Entre virées au parc aquatique, glaces à l’eau et soirées karaoké, de drôles de liens vont se créer entre tous ces protagonistes estivaux dans une comédie intelligente devant laquelle on rit. Beaucoup.
Terminus du voyage : Sète, ses huîtres, la danse et sa jolie romance. Avec Fragile, sorti le 25 août dernier, Emma Benestan a illuminé la fin de l’été. Par cette étonnante comédie romantique, son héros sensible et sa bande de comédiens spontanés, la réalisatrice renverse les codes du genre et le résultat est aussi réjouissant que rafraîchissant.
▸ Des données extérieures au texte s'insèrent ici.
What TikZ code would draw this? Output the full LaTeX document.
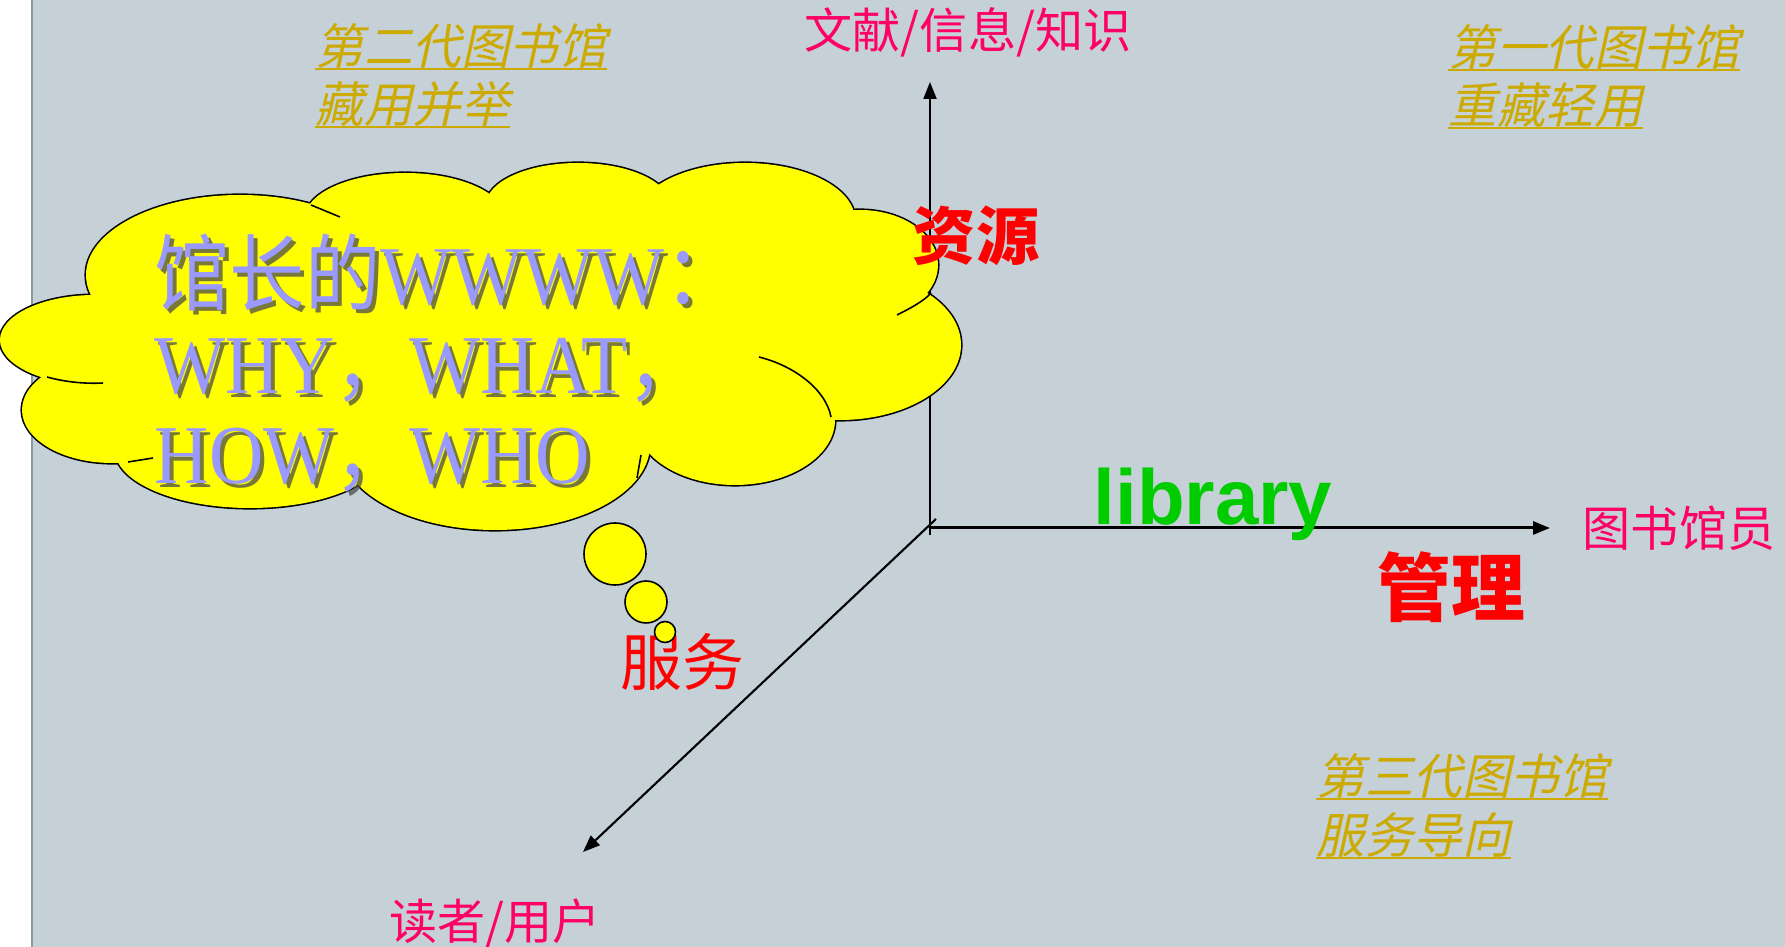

Ici, c’est Az, un jeune homme à fleur de peau, qui se retrouve le cœur en miettes après que sa petite amie, une actrice de série B, a refusé sa demande en mariage, la bague dissimulée dans une huître. Alors que ses copains ne cessent de le traiter de “fragile”, ce sont les femmes de son entourage, sa grand-mère, sa mère, sa sœur et surtout Lila, sa meilleure amie, qui vont l’aider à remonter la pente. Et c’est par la danse qu’il va trouver son salut. En convoquant le soleil du Sud, la verve marseillaise et une bonne humeur contagieuse, ce Grease de la Côte d’Azur a conclu notre été en beauté.